Orson Welles had a legendary falling out with studio execs over his 1942 film The Magnificent Ambersons, and now an artificial intelligence company wants to make things right. However, the estate of the late director wants no part of what's planned, reports Variety. Showrunner, a tech platform that bills itself as the "Netflix of AI," plans to reconstruct about 40 minutes of the film that were destroyed by RKO Pictures, per NBC News. Welles had been shut out of the editing process, and the studio made big changes, including a happier ending to the released version.
While the footage is gone, Welles' notes and other written directions remain. Not good enough, says the estate's David Reeder. "This kind of assembly based on scripts, storyboards, and notes cannot possibly capture the unique innovation that embodied Welles' work," he says. "For all that AI is, it cannot yet get inside the creative mind of a human being." The Hollywood Reporter notes that Showrunner does not have the rights to the film and thus has no current plans to release the project when completed.
"The goal isn't to commercialize the 43 minutes, but to see them exist in the world after 80 years of people asking, 'Might this have been the best film ever made in its original form?'" asks Edward Saatchi, CEO of Showrunner parent Fable Studio.
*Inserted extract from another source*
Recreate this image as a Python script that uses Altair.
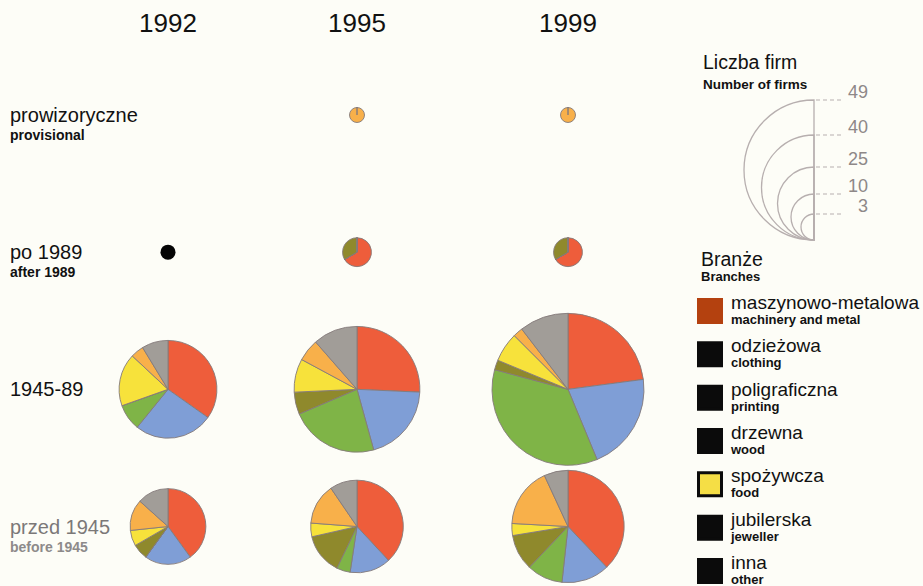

The THR story provides a sense of what Showrunner wants to accomplish:
- "There was, for example, a four-minute-long, unbroken moving camera shot whose loss is a tragedy," says filmmaker Brian Rose, who is involved in the project. "The camera moves from one end of a ballroom and then back up the other end [while] you have about a dozen different characters walk in and out of frame, and crisscrossing subplots. It was really ahead of its time. Yet all but about the last 50 seconds of the shot was cut."